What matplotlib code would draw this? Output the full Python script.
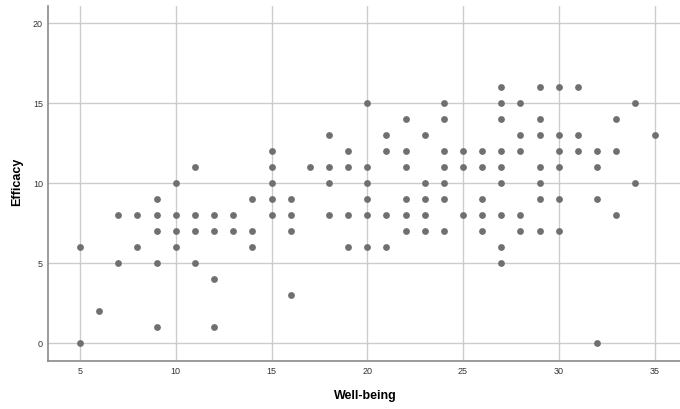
import matplotlib
matplotlib.use("Agg")
import matplotlib.pyplot as plt

plt.rcParams['font.family'] = ['Liberation Sans', 'DejaVu Sans']

# Well-being score per column, with the efficacy values found at that score
wellbeing = [5, 6, 7, 8, 9, 10, 11, 12, 13, 14, 15, 16, 17, 18, 19, 20,
             21, 22, 23, 24, 25, 26, 27, 28, 29, 30, 31, 32, 33, 34, 35]
efficacy = [
    [6, 0],
    [2],
    [8, 5],
    [8, 6],
    [9, 8, 7, 5, 1],
    [10, 8, 7, 6],
    [11, 8, 7, 5],
    [8, 7, 4, 1],
    [8, 7],
    [9, 7, 6],
    [12, 11, 10, 9, 8],
    [9, 8, 7, 3],
    [11],
    [13, 11, 10, 8],
    [12, 11, 8, 6],
    [15, 11, 10, 9, 8, 6],
    [13, 12, 8, 6],
    [14, 12, 11, 9, 8, 7],
    [13, 10, 9, 8, 7],
    [15, 14, 12, 11, 10, 9, 7],
    [12, 11, 8],
    [12, 11, 9, 8, 7],
    [16, 15, 14, 12, 11, 10, 8, 6, 5],
    [15, 13, 12, 8, 7],
    [16, 14, 13, 11, 10, 9, 7],
    [16, 13, 12, 11, 9, 7],
    [16, 13, 12],
    [12, 11, 9, 0],
    [14, 12, 8],
    [15, 10],
    [13],
]

xs = []
ys = []
for w, vals in zip(wellbeing, efficacy):
    for v in vals:
        xs.append(w)
        ys.append(v)

fig = plt.figure(figsize=(6.8, 4.09), dpi=100)
ax = fig.add_axes([0.0713, 0.1174, 0.9287, 0.868])

ax.scatter(xs, ys, s=24, color='#707070', zorder=3, linewidths=0)

ax.set_xlim(3.355, 36.33)
ax.set_ylim(-1.11, 21.08)
ax.set_xticks([5, 10, 15, 20, 25, 30, 35])
ax.set_yticks([0, 5, 10, 15, 20])
ax.grid(True, color='#cccccc', linewidth=1.0, zorder=0)
ax.set_axisbelow(True)

for side in ['top', 'right']:
    ax.spines[side].set_visible(False)
for side in ['left', 'bottom']:
    ax.spines[side].set_color('#8a8a8a')
    ax.spines[side].set_linewidth(1.2)

ax.tick_params(axis='both', length=0, labelsize=6.5, colors='#333333', pad=4)

ax.set_xlabel('Well-being', fontsize=9, fontweight='bold', va='center')
ax.set_ylabel('Efficacy', fontsize=9, fontweight='bold', va='center')
# label centres: x label ~396 px down, y label ~17.5 px from left
ax.xaxis.set_label_coords(0.501, (361 - 396.5) / 355)
ax.yaxis.set_label_coords((17.5 - 48.5) / 631.5, 0.505)

fig.savefig('out.png', dpi=100)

■ ■ ■ ■

Print the data above verbatim from the first line through the line holding "ax.yaxis.set_label_coords((17.5 - 48.5)", leaving every picture out.

What matplotlib code would draw this? Output the full Python script.
import matplotlib
matplotlib.use("Agg")
import matplotlib.pyplot as plt

plt.rcParams['font.family'] = ['Liberation Sans', 'DejaVu Sans']

# Well-being score per column, with the efficacy values found at that score
wellbeing = [5, 6, 7, 8, 9, 10, 11, 12, 13, 14, 15, 16, 17, 18, 19, 20,
             21, 22, 23, 24, 25, 26, 27, 28, 29, 30, 31, 32, 33, 34, 35]
efficacy = [
    [6, 0],
    [2],
    [8, 5],
    [8, 6],
    [9, 8, 7, 5, 1],
    [10, 8, 7, 6],
    [11, 8, 7, 5],
    [8, 7, 4, 1],
    [8, 7],
    [9, 7, 6],
    [12, 11, 10, 9, 8],
    [9, 8, 7, 3],
    [11],
    [13, 11, 10, 8],
    [12, 11, 8, 6],
    [15, 11, 10, 9, 8, 6],
    [13, 12, 8, 6],
    [14, 12, 11, 9, 8, 7],
    [13, 10, 9, 8, 7],
    [15, 14, 12, 11, 10, 9, 7],
    [12, 11, 8],
    [12, 11, 9, 8, 7],
    [16, 15, 14, 12, 11, 10, 8, 6, 5],
    [15, 13, 12, 8, 7],
    [16, 14, 13, 11, 10, 9, 7],
    [16, 13, 12, 11, 9, 7],
    [16, 13, 12],
    [12, 11, 9, 0],
    [14, 12, 8],
    [15, 10],
    [13],
]

xs = []
ys = []
for w, vals in zip(wellbeing, efficacy):
    for v in vals:
        xs.append(w)
        ys.append(v)

fig = plt.figure(figsize=(6.8, 4.09), dpi=100)
ax = fig.add_axes([0.0713, 0.1174, 0.9287, 0.868])

ax.scatter(xs, ys, s=24, color='#707070', zorder=3, linewidths=0)

ax.set_xlim(3.355, 36.33)
ax.set_ylim(-1.11, 21.08)
ax.set_xticks([5, 10, 15, 20, 25, 30, 35])
ax.set_yticks([0, 5, 10, 15, 20])
ax.grid(True, color='#cccccc', linewidth=1.0, zorder=0)
ax.set_axisbelow(True)

for side in ['top', 'right']:
    ax.spines[side].set_visible(False)
for side in ['left', 'bottom']:
    ax.spines[side].set_color('#8a8a8a')
    ax.spines[side].set_linewidth(1.2)

ax.tick_params(axis='both', length=0, labelsize=6.5, colors='#333333', pad=4)

ax.set_xlabel('Well-being', fontsize=9, fontweight='bold', va='center')
ax.set_ylabel('Efficacy', fontsize=9, fontweight='bold', va='center')
# label centres: x label ~396 px down, y label ~17.5 px from left
ax.xaxis.set_label_coords(0.501, (361 - 396.5) / 355)
ax.yaxis.set_label_coords((17.5 - 48.5) / 631.5, 0.505)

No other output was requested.